The onset of cavitation for the equations of polyconvex elasticity
Athanasios Tzavaras (University of Crete)
Crack initiation and growth: methods, applications, and challenges
Tue 2:40 - 4:00
Sayles Auditorium
In this talk I will review how the method of relative entropy may be used in order to show how certain spring-mass lattice systems approximate the equations of elasticity in the regime before the formation of shocks. In the second part we will review certain recent results on the onset o cavitation in dynamic elasticity. Cavitation refers to the opening of holes during the dynamic deformation of an elastic material and is a phenomenon that lies at the boundary of continuum modeling. Nevertheless, it has been successfully predicted at the level of continuum elasticity models both in the static case (by J. Ball) as well as in the dynamic case (in works of Pericak-Spector and Spector).

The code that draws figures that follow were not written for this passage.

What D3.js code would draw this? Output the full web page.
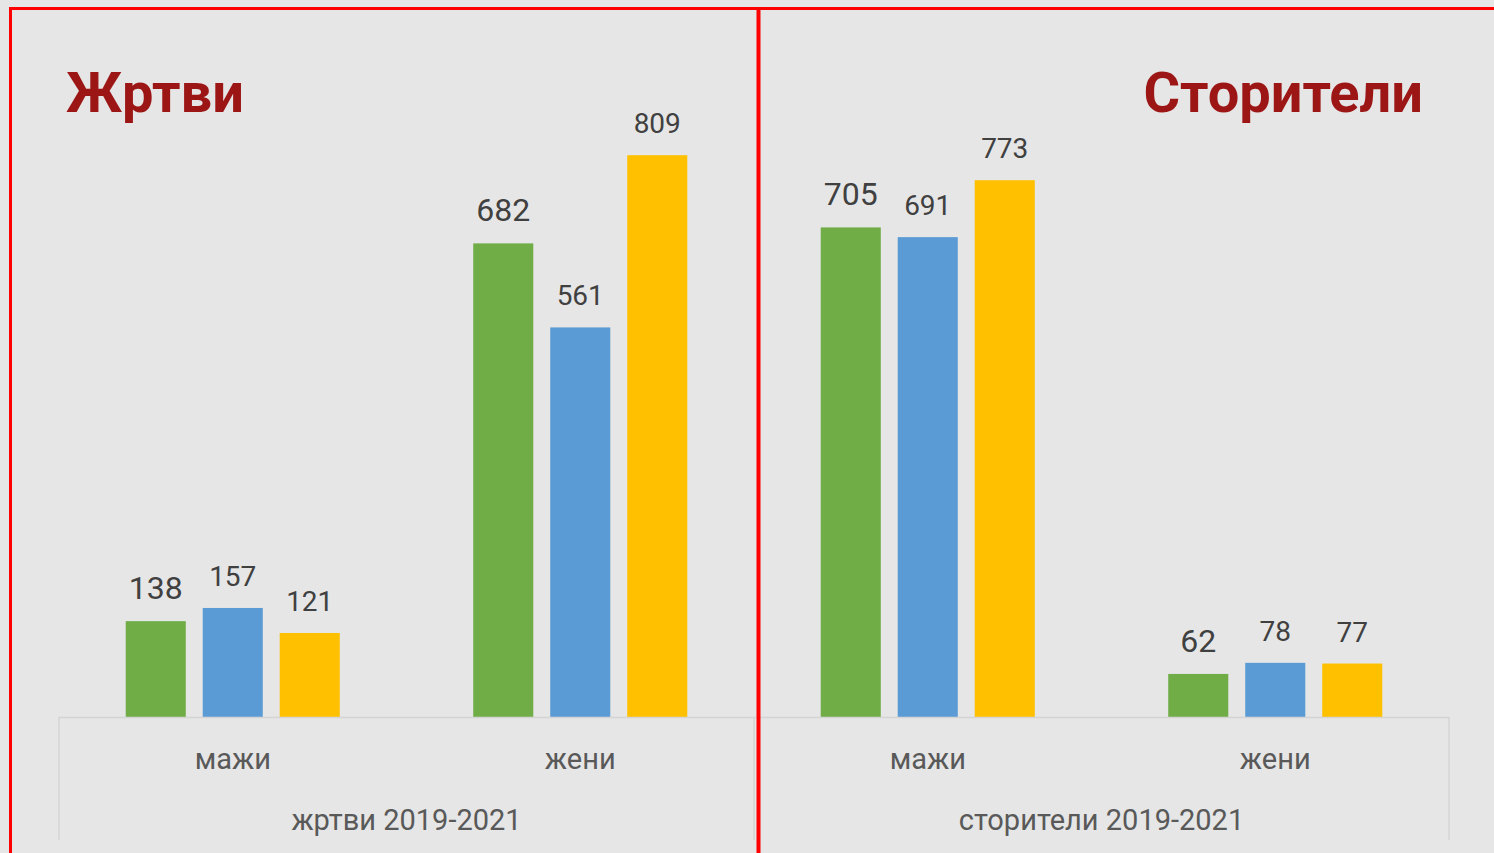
<!DOCTYPE html>
<html><head><meta charset="utf-8">
<script src="https://cdn.jsdelivr.net/npm/d3@7"></script>
<style>html,body{margin:0;padding:0;background:#e6e6e6;overflow:hidden}svg{display:block}</style>
</head><body>
<svg id="c" width="1494" height="853"></svg>
<script>
const categories = ["мажи", "жени", "мажи", "жени"];
const groups = ["жртви 2019-2021", "сторители 2019-2021"];
const panelTitles = ["Жртви", "Сторители"];
const seriesNames = ["2019", "2020", "2021"];
const series2019 = [138, 682, 705, 62];
const series2020 = [157, 561, 691, 78];
const series2021 = [121, 809, 773, 77];

const seriesValues = [series2019, series2020, series2021];
const colors = ["#70ad47", "#5b9bd5", "#ffc000"];
const FONT = "Roboto, 'Noto Sans', sans-serif";

const svg = d3.select("#c");
svg.append("rect").attr("width", 1494).attr("height", 853).attr("fill", "#e6e6e6");

const x0 = d3.scaleBand().domain(d3.range(categories.length)).range([59, 1449]).paddingInner(0.384).paddingOuter(0.192);
const x1 = d3.scaleBand().domain(seriesNames).range([0, x0.bandwidth()]).paddingInner(0.22).paddingOuter(0);
const y = d3.scaleLinear().domain([0, 900]).range([717, 92]);

// bars
const catG = svg.selectAll("g.cat").data(d3.range(categories.length)).join("g")
  .attr("class", "cat").attr("transform", i => `translate(${x0(i)},0)`);
catG.selectAll("rect").data(i => seriesNames.map((s, k) => ({s, k, v: seriesValues[k][i]}))).join("rect")
  .attr("x", d => x1(d.s)).attr("width", x1.bandwidth())
  .attr("y", d => y(d.v)).attr("height", d => y(0) - y(d.v))
  .attr("fill", d => colors[d.k]);
catG.selectAll("text").data(i => seriesNames.map((s, k) => ({s, k, v: seriesValues[k][i]}))).join("text")
  .attr("x", d => x1(d.s) + x1.bandwidth() / 2).attr("y", d => y(d.v) - 22)
  .attr("text-anchor", "middle").attr("font-family", FONT)
  .attr("font-size", d => d.k === 0 ? 32 : 28).attr("fill", "#404040")
  .text(d => d.v);

// category axis
const step = x0.step();
const axisLeft = 59, axisRight = 1449;
svg.append("line").attr("x1", axisLeft).attr("x2", axisRight).attr("y1", y(0) + 0.5).attr("y2", y(0) + 0.5)
  .attr("stroke", "#d4d4d4").attr("stroke-width", 1.5);
const groupBounds = [axisLeft, axisLeft + 2 * step, axisRight];
groupBounds.forEach(gx => {
  svg.append("line").attr("x1", gx).attr("x2", gx).attr("y1", y(0)).attr("y2", 840)
    .attr("stroke", "#d4d4d4").attr("stroke-width", 1.5);
});
svg.selectAll("text.cat").data(categories).join("text").attr("class", "cat")
  .attr("x", (d, i) => x0(i) + x0.bandwidth() / 2).attr("y", 769)
  .attr("text-anchor", "middle").attr("font-family", FONT).attr("font-size", 29).attr("fill", "#595959")
  .text(d => d);
svg.selectAll("text.grp").data(groups).join("text").attr("class", "grp")
  .attr("x", (d, i) => (groupBounds[i] + groupBounds[i + 1]) / 2).attr("y", 830)
  .attr("text-anchor", "middle").attr("font-family", FONT).attr("font-size", 29).attr("fill", "#595959")
  .text(d => d);

// red frame lines
const red = "#ff0000";
svg.append("line").attr("x1", 9).attr("x2", 1494).attr("y1", 8.5).attr("y2", 8.5).attr("stroke", red).attr("stroke-width", 3);
svg.append("line").attr("x1", 10.5).attr("x2", 10.5).attr("y1", 7).attr("y2", 853).attr("stroke", red).attr("stroke-width", 3);
svg.append("line").attr("x1", 758.5).attr("x2", 758.5).attr("y1", 7).attr("y2", 853).attr("stroke", red).attr("stroke-width", 4);

// titles
svg.append("text").attr("x", 66).attr("y", 112).attr("font-family", FONT).attr("font-weight", 700)
  .attr("font-size", 56).attr("fill", "#9c1616").text(panelTitles[0]);
svg.append("text").attr("x", 1423).attr("y", 112).attr("text-anchor", "end").attr("font-family", FONT).attr("font-weight", 700)
  .attr("font-size", 56).attr("fill", "#9c1616").text(panelTitles[1]);
</script>
</body></html>
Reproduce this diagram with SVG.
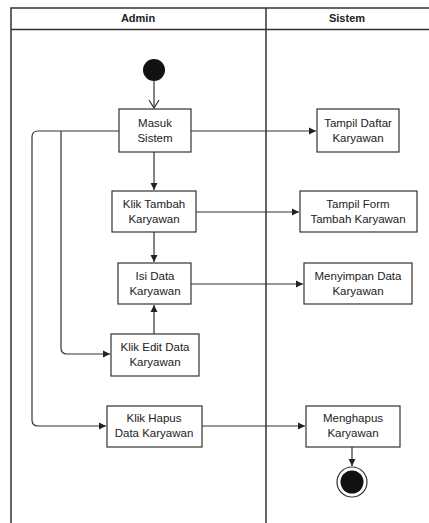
<svg xmlns="http://www.w3.org/2000/svg" width="429" height="523" viewBox="0 0 429 523">
<style>
.lane{fill:none;stroke:#333;stroke-width:1.5}
.box{fill:#fff;stroke:#333;stroke-width:1.2}
.t{font-family:"Liberation Sans",Arial,sans-serif;font-size:11.5px;fill:#222;text-anchor:middle}
.h{font-family:"Liberation Sans",Arial,sans-serif;font-size:11px;font-weight:bold;fill:#222;text-anchor:middle}
.c{fill:none;stroke:#333;stroke-width:1.2}
</style>
<defs>
<marker id="a" markerWidth="8" markerHeight="8" refX="7" refY="4" orient="auto" markerUnits="userSpaceOnUse">
<path d="M0,0.5 L7,4 L0,7.5 Z" fill="#222"/>
</marker>
<marker id="o" markerWidth="12" markerHeight="12" refX="6" refY="11" orient="0" markerUnits="userSpaceOnUse">
<path d="M1,3 L6,11 L11,3" fill="none" stroke="#333" stroke-width="1.2"/>
</marker>
</defs>
<g id="lanes">
<path class="lane" d="M11,523 V8 H430 M11,29.5 H430 M266,8 V523"/>
<text class="h" x="138" y="22">Admin</text>
<text class="h" x="347" y="22">Sistem</text>
</g>
<g id="connectors">
<path class="c" d="M154,81 V108" marker-end="url(#o)"/>
<path class="c" d="M191,131 H316" marker-end="url(#a)"/>
<path class="c" d="M154,152 V190" marker-end="url(#a)"/>
<path class="c" d="M196,212 H299" marker-end="url(#a)"/>
<path class="c" d="M154,232 V262" marker-end="url(#a)"/>
<path class="c" d="M191,284 H303" marker-end="url(#a)"/>
<path class="c" d="M154,334 V305" marker-end="url(#a)"/>
<path class="c" d="M119,131 H38 Q32,131 32,137 V420 Q32,426 38,426 H106" marker-end="url(#a)"/>
<path class="c" d="M61,131 V348 Q61,354 67,354 H110" marker-end="url(#a)"/>
<path class="c" d="M202,426 H305" marker-end="url(#a)"/>
<path class="c" d="M352,447 V466" marker-end="url(#a)"/>
</g>
<g id="start"><circle cx="154" cy="70" r="11" fill="#111"/></g>
<g id="masuk"><rect class="box" x="119" y="109" width="72" height="43"/><text class="t" x="155" y="127">Masuk</text><text class="t" x="155" y="142">Sistem</text></g>
<g id="tampil-daftar"><rect class="box" x="317" y="109" width="82" height="43"/><text class="t" x="358" y="127">Tampil Daftar</text><text class="t" x="358" y="142">Karyawan</text></g>
<g id="klik-tambah"><rect class="box" x="112" y="191" width="84" height="41"/><text class="t" x="154" y="208">Klik Tambah</text><text class="t" x="154" y="223">Karyawan</text></g>
<g id="tampil-form"><rect class="box" x="300" y="191" width="117" height="41"/><text class="t" x="358" y="208">Tampil Form</text><text class="t" x="358" y="223">Tambah Karyawan</text></g>
<g id="isi-data"><rect class="box" x="118" y="263" width="73" height="41"/><text class="t" x="155" y="280">Isi Data</text><text class="t" x="155" y="295">Karyawan</text></g>
<g id="menyimpan"><rect class="box" x="304" y="263" width="108" height="41"/><text class="t" x="358" y="280">Menyimpan Data</text><text class="t" x="358" y="295">Karyawan</text></g>
<g id="klik-edit"><rect class="box" x="111" y="334" width="88" height="42"/><text class="t" x="155" y="351">Klik Edit Data</text><text class="t" x="155" y="366">Karyawan</text></g>
<g id="klik-hapus"><rect class="box" x="107" y="406" width="95" height="41"/><text class="t" x="154" y="422">Klik Hapus</text><text class="t" x="154" y="437">Data Karyawan</text></g>
<g id="menghapus"><rect class="box" x="306" y="406" width="94" height="41"/><text class="t" x="353" y="422">Menghapus</text><text class="t" x="353" y="437">Karyawan</text></g>
<g id="end"><circle cx="352" cy="482" r="15" fill="#fff" stroke="#333" stroke-width="1.2"/><circle cx="352" cy="482" r="11.5" fill="#111"/></g>
</svg>
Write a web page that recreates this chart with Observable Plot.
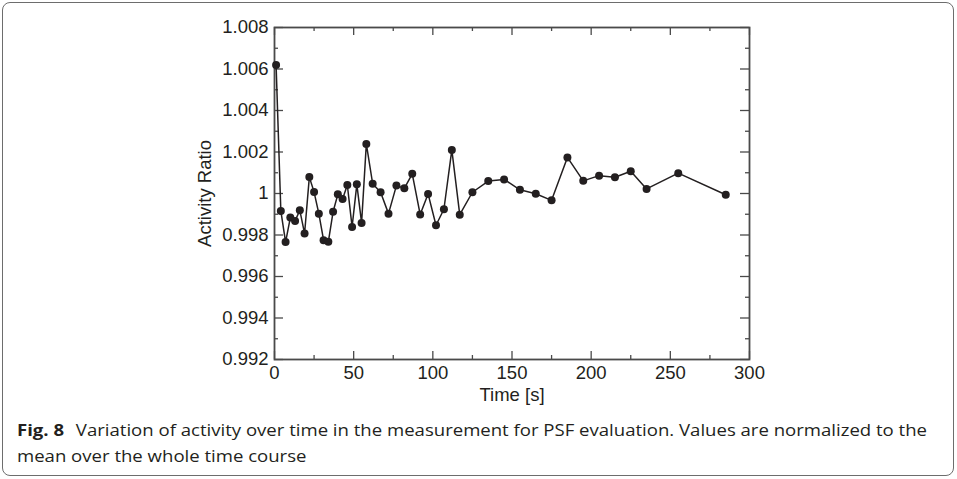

The latter work on the one hand provides a solution of a dynamically opening cavity originating from a homogeneously deformed state, and on the other hand it poses challenges to the existence theory of multi-d conservation laws, as the constructed cavitating solution turns out to decrease the mechanical energy. We will analyze this example from the perspective of a theory that accounts for the singular layers of the cavitating solution (the resulting notion of solution is called singular limiting induced from continuum solution). This perspective accounts for the cost of energy associated with producing the cavity, and the energy of the cavitating solution is larger than that of a homogeneously deformed state.